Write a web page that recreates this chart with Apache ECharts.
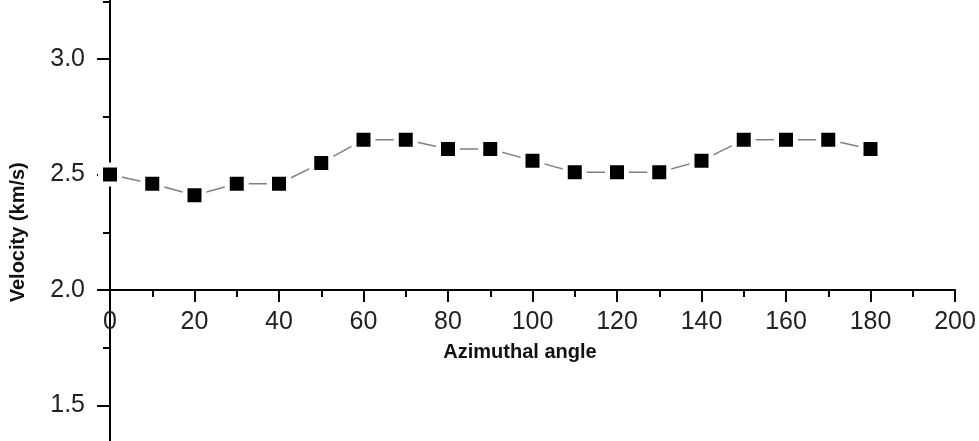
<!DOCTYPE html>
<html>
<head>
<meta charset="utf-8">
<script src="https://cdn.jsdelivr.net/npm/echarts@6/dist/echarts.min.js"></script>
<style>
html,body{margin:0;padding:0;background:#fff;}
#chart{width:979px;height:441px;}
</style>
</head>
<body>
<div id="chart"></div>
<script>
// Data
const angles = [0, 10, 20, 30, 40, 50, 60, 70, 80, 90, 100, 110, 120, 130, 140, 150, 160, 170, 180];
const velocity = [2.50, 2.46, 2.41, 2.46, 2.46, 2.55, 2.65, 2.65, 2.61, 2.61, 2.56, 2.51, 2.51, 2.51, 2.56, 2.65, 2.65, 2.65, 2.61];
const xTitle = 'Azimuthal angle';
const yTitle = 'Velocity (km/s)';

const FONT = '"Liberation Sans", Arial, sans-serif';
const chart = echarts.init(document.getElementById('chart'), null, {renderer: 'canvas'});

chart.setOption({
  backgroundColor: '#ffffff',
  animation: false,
  grid: { left: 110, right: 24, top: -56.5, bottom: -80, containLabel: false, outerBoundsMode: 'none' },
  title: {
    text: xTitle,
    left: 515, top: 337,
    textAlign: 'center',
    textStyle: { fontFamily: FONT, fontWeight: 'bold', fontSize: 20, color: '#111' }
  },
  xAxis: {
    type: 'value',
    min: 0, max: 200, interval: 20,
    position: 'bottom',
    offset: -231,
    axisLine: { show: true, onZero: false, lineStyle: { color: '#000', width: 2 } },
    axisTick: { show: true, length: 12, lineStyle: { color: '#000', width: 2 } },
    minorTick: { show: true, splitNumber: 2, length: 7, lineStyle: { color: '#000', width: 2 } },
    axisLabel: { margin: 20, fontFamily: FONT, fontSize: 25, color: '#222' },
    splitLine: { show: false },
    minorSplitLine: { show: false }
  },
  yAxis: {
    type: 'value',
    min: 1.0, max: 3.5, interval: 0.5,
    name: yTitle,
    nameLocation: 'middle',
    nameRotate: 90,
    nameGap: 82,
    nameTextStyle: { fontFamily: FONT, fontWeight: 'bold', fontSize: 20, color: '#111' },
    axisLine: { show: true, onZero: false, lineStyle: { color: '#000', width: 2 } },
    axisTick: { show: true, length: 13, lineStyle: { color: '#000', width: 2 } },
    minorTick: { show: true, splitNumber: 2, length: 7, lineStyle: { color: '#000', width: 2 } },
    axisLabel: {
      margin: 25, fontFamily: FONT, fontSize: 25, color: '#222',
      formatter: v => v.toFixed(1)
    },
    splitLine: { show: false },
    minorSplitLine: { show: false }
  },
  series: [{
    type: 'line',
    data: angles.map((a, i) => [a, velocity[i]]),
    symbol: 'rect',
    symbolSize: 19,
    lineStyle: { color: '#808080', width: 1.5 },
    itemStyle: { color: '#000', borderColor: '#fff', borderWidth: 5 },
    z: 3
  }]
});
</script>
</body>
</html>
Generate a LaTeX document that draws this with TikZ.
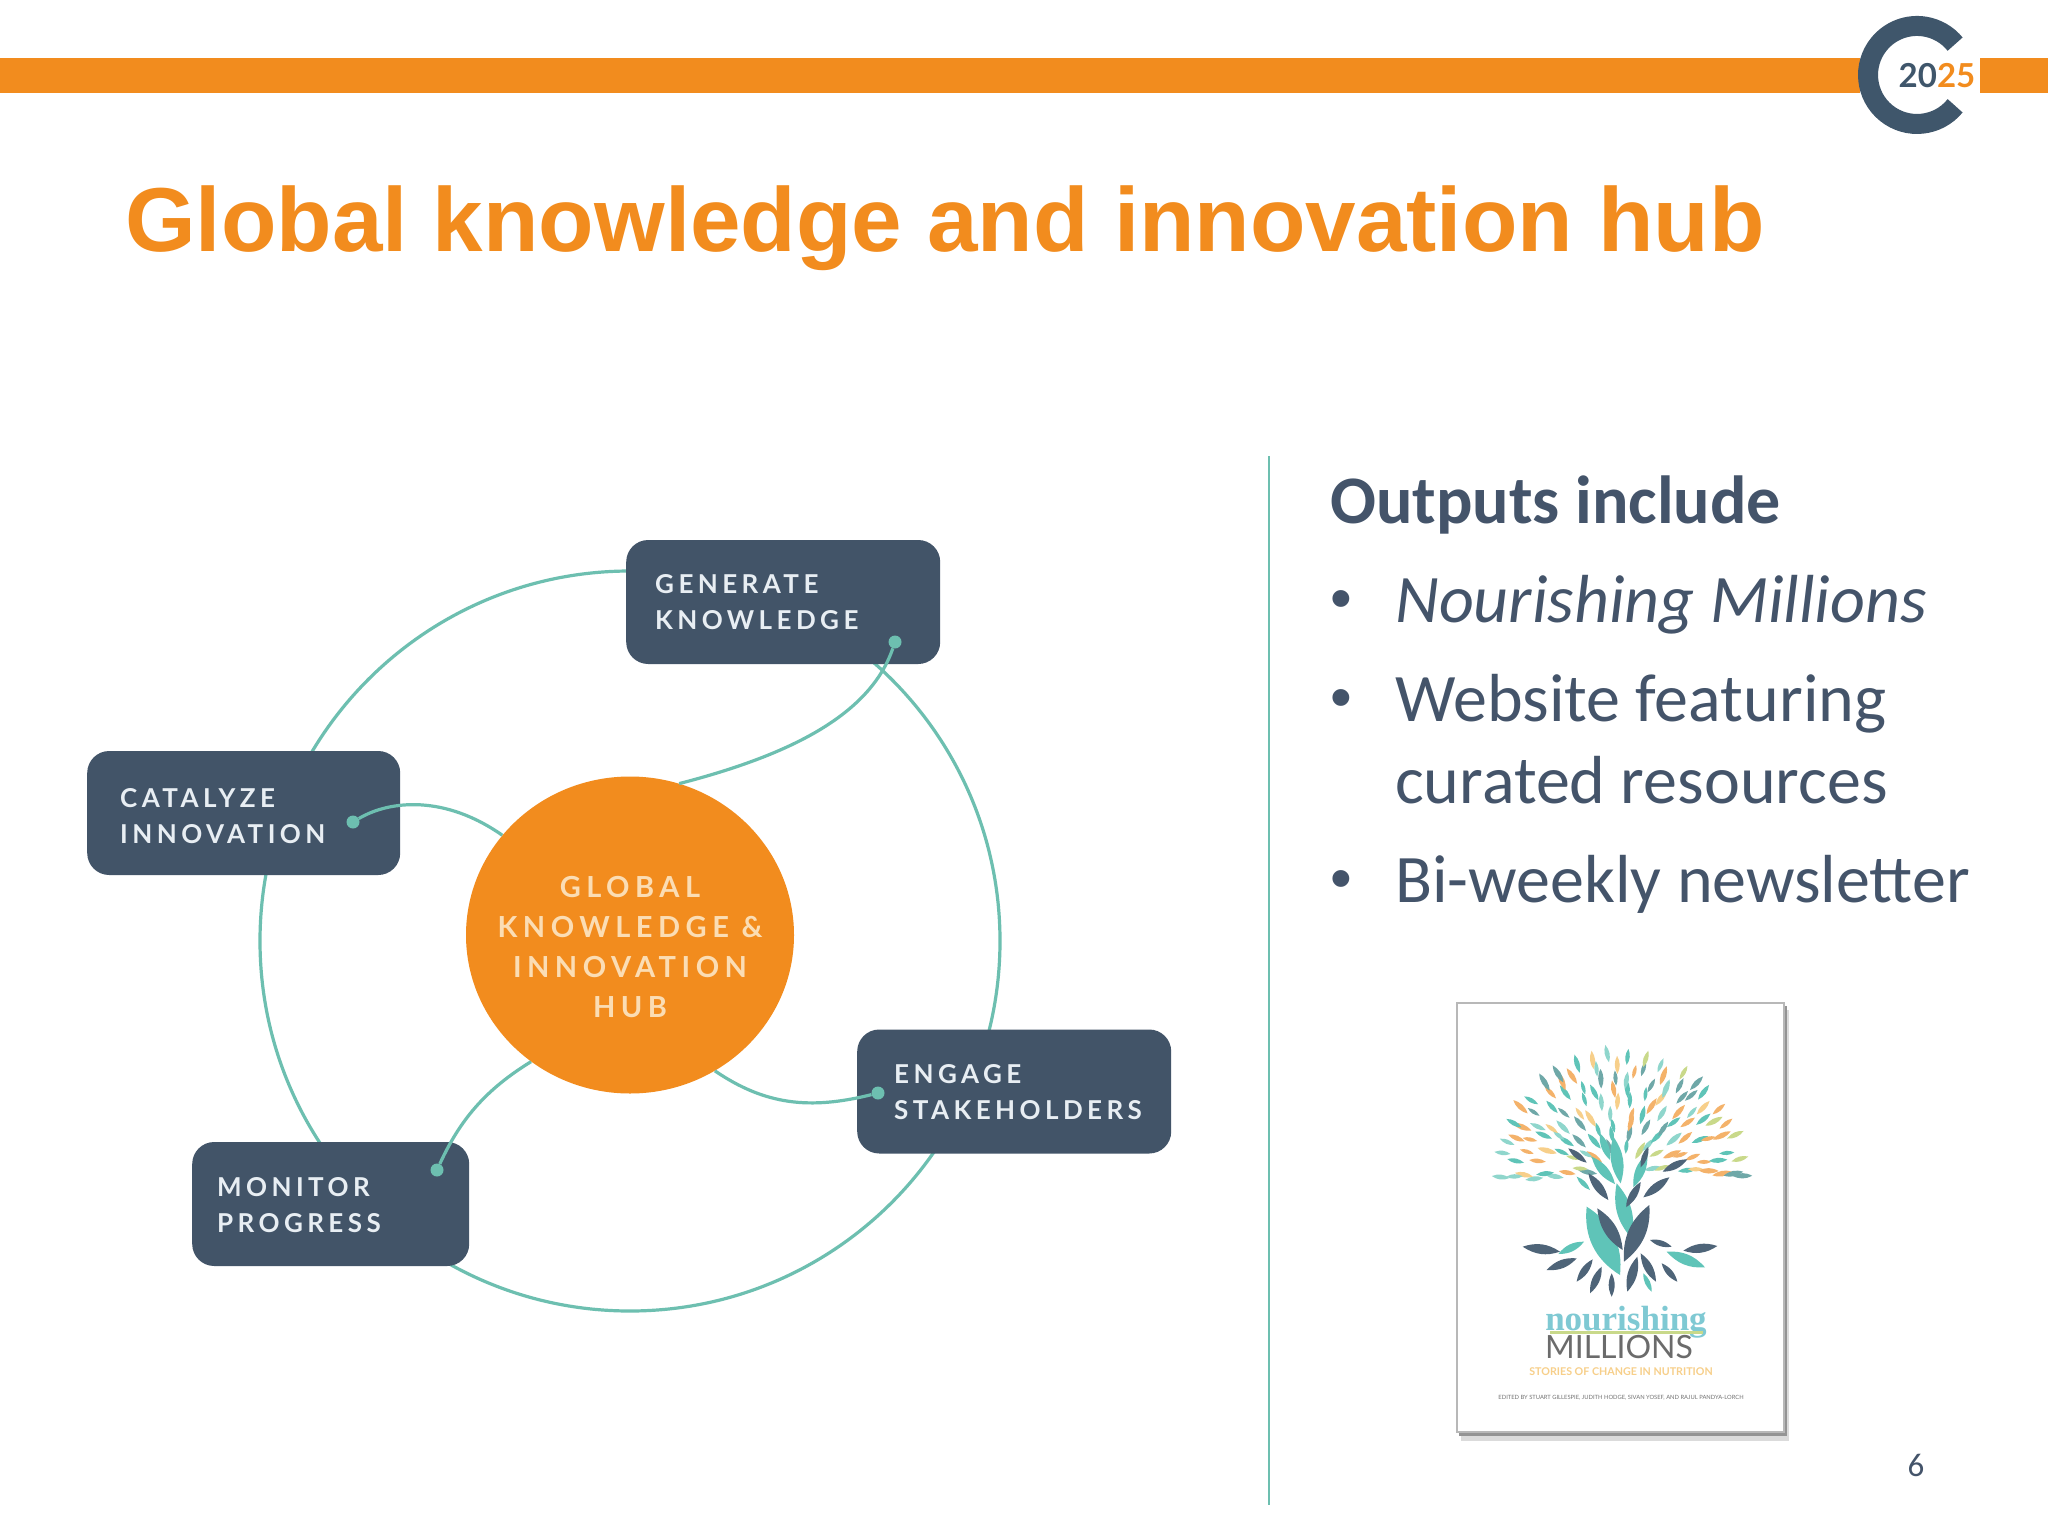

==*==

#### Aim
Transcribe all of the records above character for character. Exclude the pictures.

#### The completed task
Write a web page that recreates this chart with Apache ECharts.
<!DOCTYPE html>
<html>
<head>
<meta charset="utf-8">
<script src="https://cdn.jsdelivr.net/npm/echarts@6/dist/echarts.min.js"></script>
<style>
html,body{margin:0;padding:0;background:#fff;}
#chart{width:979px;height:441px;}
</style>
</head>
<body>
<div id="chart"></div>
<script>
// Data
const angles = [0, 10, 20, 30, 40, 50, 60, 70, 80, 90, 100, 110, 120, 130, 140, 150, 160, 170, 180];
const velocity = [2.50, 2.46, 2.41, 2.46, 2.46, 2.55, 2.65, 2.65, 2.61, 2.61, 2.56, 2.51, 2.51, 2.51, 2.56, 2.65, 2.65, 2.65, 2.61];
const xTitle = 'Azimuthal angle';
const yTitle = 'Velocity (km/s)';

const FONT = '"Liberation Sans", Arial, sans-serif';
const chart = echarts.init(document.getElementById('chart'), null, {renderer: 'canvas'});

chart.setOption({
  backgroundColor: '#ffffff',
  animation: false,
  grid: { left: 110, right: 24, top: -56.5, bottom: -80, containLabel: false, outerBoundsMode: 'none' },
  title: {
    text: xTitle,
    left: 515, top: 337,
    textAlign: 'center',
    textStyle: { fontFamily: FONT, fontWeight: 'bold', fontSize: 20, color: '#111' }
  },
  xAxis: {
    type: 'value',
    min: 0, max: 200, interval: 20,
    position: 'bottom',
    offset: -231,
    axisLine: { show: true, onZero: false, lineStyle: { color: '#000', width: 2 } },
    axisTick: { show: true, length: 12, lineStyle: { color: '#000', width: 2 } },
    minorTick: { show: true, splitNumber: 2, length: 7, lineStyle: { color: '#000', width: 2 } },
    axisLabel: { margin: 20, fontFamily: FONT, fontSize: 25, color: '#222' },
    splitLine: { show: false },
    minorSplitLine: { show: false }
  },
  yAxis: {
    type: 'value',
    min: 1.0, max: 3.5, interval: 0.5,
    name: yTitle,
    nameLocation: 'middle',
    nameRotate: 90,
    nameGap: 82,
    nameTextStyle: { fontFamily: FONT, fontWeight: 'bold', fontSize: 20, color: '#111' },
    axisLine: { show: true, onZero: false, lineStyle: { color: '#000', width: 2 } },
    axisTick: { show: true, length: 13, lineStyle: { color: '#000', width: 2 } },
    minorTick: { show: true, splitNumber: 2, length: 7, lineStyle: { color: '#000', width: 2 } },
    axisLabel: {
      margin: 25, fontFamily: FONT, fontSize: 25, color: '#222',
      formatter: v => v.toFixed(1)
    },
    splitLine: { show: false },
    minorSplitLine: { show: false }
  },
  series: [{
    type: 'line',
    data: angles.map((a, i) => [a, velocity[i]]),
    symbol: 'rect',
    symbolSize: 19,
    lineStyle: { color: '#808080', width: 1.5 },
    itemStyle: { color: '#000', borderColor: '#fff', borderWidth: 5 },
    z: 3
  }]
});
</script>
</body>
</html>
Generate a LaTeX document that draws this with TikZ.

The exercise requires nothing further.